[SHORT TASK]: Set down each line of the data below exactly as it stands, dropping the pictures.

┌──

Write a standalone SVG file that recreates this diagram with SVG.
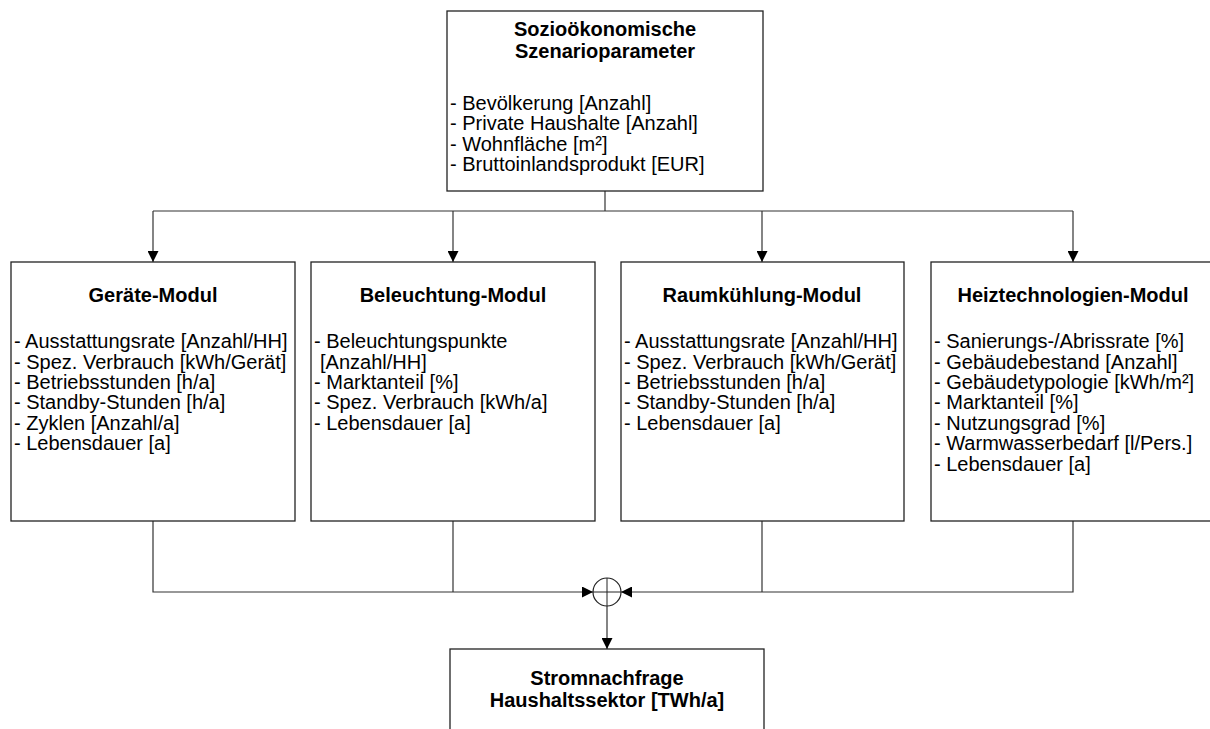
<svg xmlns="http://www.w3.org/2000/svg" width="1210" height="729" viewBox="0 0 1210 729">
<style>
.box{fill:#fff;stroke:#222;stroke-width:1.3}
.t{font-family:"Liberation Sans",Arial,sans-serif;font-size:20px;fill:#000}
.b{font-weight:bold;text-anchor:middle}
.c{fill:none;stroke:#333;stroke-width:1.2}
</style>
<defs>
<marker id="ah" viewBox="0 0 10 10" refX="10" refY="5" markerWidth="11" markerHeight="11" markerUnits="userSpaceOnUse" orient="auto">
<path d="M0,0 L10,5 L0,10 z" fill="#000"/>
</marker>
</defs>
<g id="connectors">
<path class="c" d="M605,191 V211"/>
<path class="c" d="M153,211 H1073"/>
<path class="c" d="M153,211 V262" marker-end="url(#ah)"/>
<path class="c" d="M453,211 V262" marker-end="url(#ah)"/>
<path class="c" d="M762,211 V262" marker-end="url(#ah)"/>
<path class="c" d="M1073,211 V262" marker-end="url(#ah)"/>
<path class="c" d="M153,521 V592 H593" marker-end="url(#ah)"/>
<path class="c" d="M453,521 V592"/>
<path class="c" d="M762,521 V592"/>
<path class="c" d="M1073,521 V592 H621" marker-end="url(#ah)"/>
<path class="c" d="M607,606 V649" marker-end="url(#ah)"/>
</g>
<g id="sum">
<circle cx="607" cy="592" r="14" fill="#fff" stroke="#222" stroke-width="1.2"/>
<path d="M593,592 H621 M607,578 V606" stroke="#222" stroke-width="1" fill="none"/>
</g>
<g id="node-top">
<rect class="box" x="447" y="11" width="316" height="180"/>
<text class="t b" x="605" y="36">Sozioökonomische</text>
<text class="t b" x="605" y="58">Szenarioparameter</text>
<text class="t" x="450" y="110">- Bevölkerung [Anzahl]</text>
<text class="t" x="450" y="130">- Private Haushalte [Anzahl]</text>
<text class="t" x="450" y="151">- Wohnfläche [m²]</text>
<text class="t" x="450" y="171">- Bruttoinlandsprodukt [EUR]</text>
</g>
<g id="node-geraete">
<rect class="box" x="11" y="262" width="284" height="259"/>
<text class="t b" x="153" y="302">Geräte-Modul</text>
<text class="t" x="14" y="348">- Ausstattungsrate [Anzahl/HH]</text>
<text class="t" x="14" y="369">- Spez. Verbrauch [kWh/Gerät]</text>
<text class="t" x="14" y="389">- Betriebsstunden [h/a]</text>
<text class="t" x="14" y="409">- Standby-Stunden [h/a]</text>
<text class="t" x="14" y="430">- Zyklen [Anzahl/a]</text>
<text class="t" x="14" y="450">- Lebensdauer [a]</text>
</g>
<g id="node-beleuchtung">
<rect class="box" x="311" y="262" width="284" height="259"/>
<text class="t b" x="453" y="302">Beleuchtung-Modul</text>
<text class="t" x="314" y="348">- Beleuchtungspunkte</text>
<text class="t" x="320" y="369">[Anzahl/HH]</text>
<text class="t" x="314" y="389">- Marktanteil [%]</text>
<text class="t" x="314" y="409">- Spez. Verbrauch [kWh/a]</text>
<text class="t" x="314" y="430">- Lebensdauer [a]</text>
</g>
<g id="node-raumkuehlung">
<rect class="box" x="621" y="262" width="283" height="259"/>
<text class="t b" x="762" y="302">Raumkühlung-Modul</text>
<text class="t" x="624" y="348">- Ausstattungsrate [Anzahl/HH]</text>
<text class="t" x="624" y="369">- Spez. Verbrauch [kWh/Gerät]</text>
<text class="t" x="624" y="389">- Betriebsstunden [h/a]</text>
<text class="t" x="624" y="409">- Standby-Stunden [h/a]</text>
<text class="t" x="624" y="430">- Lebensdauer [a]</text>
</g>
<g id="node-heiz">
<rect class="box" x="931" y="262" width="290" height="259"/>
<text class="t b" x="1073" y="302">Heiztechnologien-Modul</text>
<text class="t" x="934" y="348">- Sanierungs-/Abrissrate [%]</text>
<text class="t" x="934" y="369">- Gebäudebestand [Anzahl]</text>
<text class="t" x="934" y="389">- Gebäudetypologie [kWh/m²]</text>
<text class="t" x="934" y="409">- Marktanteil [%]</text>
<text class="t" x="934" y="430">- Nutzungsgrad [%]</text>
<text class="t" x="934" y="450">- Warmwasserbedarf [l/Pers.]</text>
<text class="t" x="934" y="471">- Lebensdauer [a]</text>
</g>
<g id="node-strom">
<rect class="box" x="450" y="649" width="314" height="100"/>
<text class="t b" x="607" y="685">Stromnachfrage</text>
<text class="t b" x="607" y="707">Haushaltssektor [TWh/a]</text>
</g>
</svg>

└──

[RESULT]:
Write a standalone SVG file that recreates this diagram with SVG.
<svg xmlns="http://www.w3.org/2000/svg" width="1210" height="729" viewBox="0 0 1210 729">
<style>
.box{fill:#fff;stroke:#222;stroke-width:1.3}
.t{font-family:"Liberation Sans",Arial,sans-serif;font-size:20px;fill:#000}
.b{font-weight:bold;text-anchor:middle}
.c{fill:none;stroke:#333;stroke-width:1.2}
</style>
<defs>
<marker id="ah" viewBox="0 0 10 10" refX="10" refY="5" markerWidth="11" markerHeight="11" markerUnits="userSpaceOnUse" orient="auto">
<path d="M0,0 L10,5 L0,10 z" fill="#000"/>
</marker>
</defs>
<g id="connectors">
<path class="c" d="M605,191 V211"/>
<path class="c" d="M153,211 H1073"/>
<path class="c" d="M153,211 V262" marker-end="url(#ah)"/>
<path class="c" d="M453,211 V262" marker-end="url(#ah)"/>
<path class="c" d="M762,211 V262" marker-end="url(#ah)"/>
<path class="c" d="M1073,211 V262" marker-end="url(#ah)"/>
<path class="c" d="M153,521 V592 H593" marker-end="url(#ah)"/>
<path class="c" d="M453,521 V592"/>
<path class="c" d="M762,521 V592"/>
<path class="c" d="M1073,521 V592 H621" marker-end="url(#ah)"/>
<path class="c" d="M607,606 V649" marker-end="url(#ah)"/>
</g>
<g id="sum">
<circle cx="607" cy="592" r="14" fill="#fff" stroke="#222" stroke-width="1.2"/>
<path d="M593,592 H621 M607,578 V606" stroke="#222" stroke-width="1" fill="none"/>
</g>
<g id="node-top">
<rect class="box" x="447" y="11" width="316" height="180"/>
<text class="t b" x="605" y="36">Sozioökonomische</text>
<text class="t b" x="605" y="58">Szenarioparameter</text>
<text class="t" x="450" y="110">- Bevölkerung [Anzahl]</text>
<text class="t" x="450" y="130">- Private Haushalte [Anzahl]</text>
<text class="t" x="450" y="151">- Wohnfläche [m²]</text>
<text class="t" x="450" y="171">- Bruttoinlandsprodukt [EUR]</text>
</g>
<g id="node-geraete">
<rect class="box" x="11" y="262" width="284" height="259"/>
<text class="t b" x="153" y="302">Geräte-Modul</text>
<text class="t" x="14" y="348">- Ausstattungsrate [Anzahl/HH]</text>
<text class="t" x="14" y="369">- Spez. Verbrauch [kWh/Gerät]</text>
<text class="t" x="14" y="389">- Betriebsstunden [h/a]</text>
<text class="t" x="14" y="409">- Standby-Stunden [h/a]</text>
<text class="t" x="14" y="430">- Zyklen [Anzahl/a]</text>
<text class="t" x="14" y="450">- Lebensdauer [a]</text>
</g>
<g id="node-beleuchtung">
<rect class="box" x="311" y="262" width="284" height="259"/>
<text class="t b" x="453" y="302">Beleuchtung-Modul</text>
<text class="t" x="314" y="348">- Beleuchtungspunkte</text>
<text class="t" x="320" y="369">[Anzahl/HH]</text>
<text class="t" x="314" y="389">- Marktanteil [%]</text>
<text class="t" x="314" y="409">- Spez. Verbrauch [kWh/a]</text>
<text class="t" x="314" y="430">- Lebensdauer [a]</text>
</g>
<g id="node-raumkuehlung">
<rect class="box" x="621" y="262" width="283" height="259"/>
<text class="t b" x="762" y="302">Raumkühlung-Modul</text>
<text class="t" x="624" y="348">- Ausstattungsrate [Anzahl/HH]</text>
<text class="t" x="624" y="369">- Spez. Verbrauch [kWh/Gerät]</text>
<text class="t" x="624" y="389">- Betriebsstunden [h/a]</text>
<text class="t" x="624" y="409">- Standby-Stunden [h/a]</text>
<text class="t" x="624" y="430">- Lebensdauer [a]</text>
</g>
<g id="node-heiz">
<rect class="box" x="931" y="262" width="290" height="259"/>
<text class="t b" x="1073" y="302">Heiztechnologien-Modul</text>
<text class="t" x="934" y="348">- Sanierungs-/Abrissrate [%]</text>
<text class="t" x="934" y="369">- Gebäudebestand [Anzahl]</text>
<text class="t" x="934" y="389">- Gebäudetypologie [kWh/m²]</text>
<text class="t" x="934" y="409">- Marktanteil [%]</text>
<text class="t" x="934" y="430">- Nutzungsgrad [%]</text>
<text class="t" x="934" y="450">- Warmwasserbedarf [l/Pers.]</text>
<text class="t" x="934" y="471">- Lebensdauer [a]</text>
</g>
<g id="node-strom">
<rect class="box" x="450" y="649" width="314" height="100"/>
<text class="t b" x="607" y="685">Stromnachfrage</text>
<text class="t b" x="607" y="707">Haushaltssektor [TWh/a]</text>
</g>
</svg>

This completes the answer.